If you are being evicted for landlord use and you find a new place to live, you may move out without giving the standard one-month notice. This is called short-notice. Short notice means that you are only required to provide your landlord with ten days notice and you are required to pay rent only for the days that you live in the apartment up to the end of your notice. If you have already paid a full month’s rent, your landlord must reimburse part of your rent for that month. For example, if you find a place to live on the 6th of the month and you give your ten days notice, your landlord is required to return any rent paid for the 17th to the end of the month. To determine how much money your landlord is required to pay, take the amount of one month’s rent, divide it by the number of days in the month, and multiply it by the number of days left in the month after your notice.

You are still entitled to one month’s rent in compensation if you move out early.

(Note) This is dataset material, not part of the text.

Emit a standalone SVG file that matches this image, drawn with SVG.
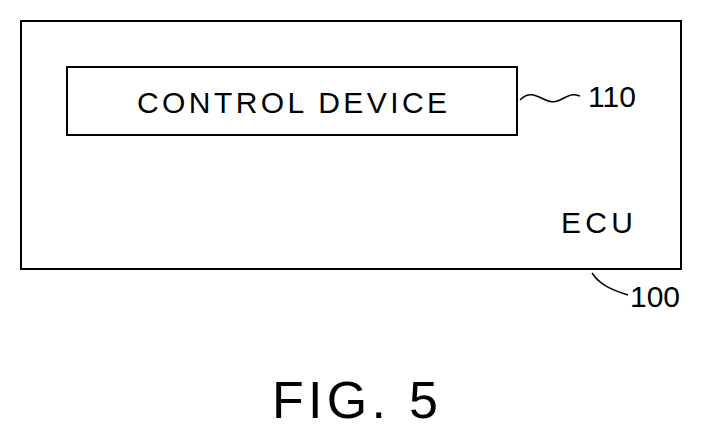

Even if you move out before the two-month notice is over, your landlord must give you one month’s rent or provide you with the last month you lived in the rental for free.

What if my landlord does not use the rental for what eviction notice stated?

If you are evicted for landlord use, and your landlord does not use the rental unit in the way that the eviction notice states, you can file for dispute resolution with the Residential Tenancy Branch. In this case, you will eligible for double one month’s rent in compensation. For example, if your rent was $600 a month when you lived in the rental unit, your landlord would owe you $1,200 in compensation for the illegal eviction. For more information, see the Dispute Resolution section.

A landlord may attempt to evict you using the eviction for landlord use process in order to increase the rent beyond the allowable rate and rent at the higher rate to a new tenant. This is a violation of the Residential Tenancy Act. An example is an eviction notice that states that renovations require that the rental unit be vacated, but, after the landlord makes minor improvements, the rental unit is returned to market at a substantially increased price. In this case you may file for dispute resolution with the Residential Tenancy Branch. Always keep all documentation from your eviction. If you go to dispute resolution it is important to have the entire record of your tenancy (lease, move-in inspection, eviction notice, etc).

Can my landlord evict me if my lease has not run out yet?

Depending on the reason for eviction you may or may not be evicted before the term of your lease is over. You cannot be evicted for landlord use if the term of your lease is not over. For example, if you signed a lease for one year and you have only lived in the rental unit for three months, your landlord cannot evict you for landlord use for the remaining nine months. You may, however, be evicted for illegal activity, cause, or failure to pay your rent regardless of the time elapsed in the term in your lease.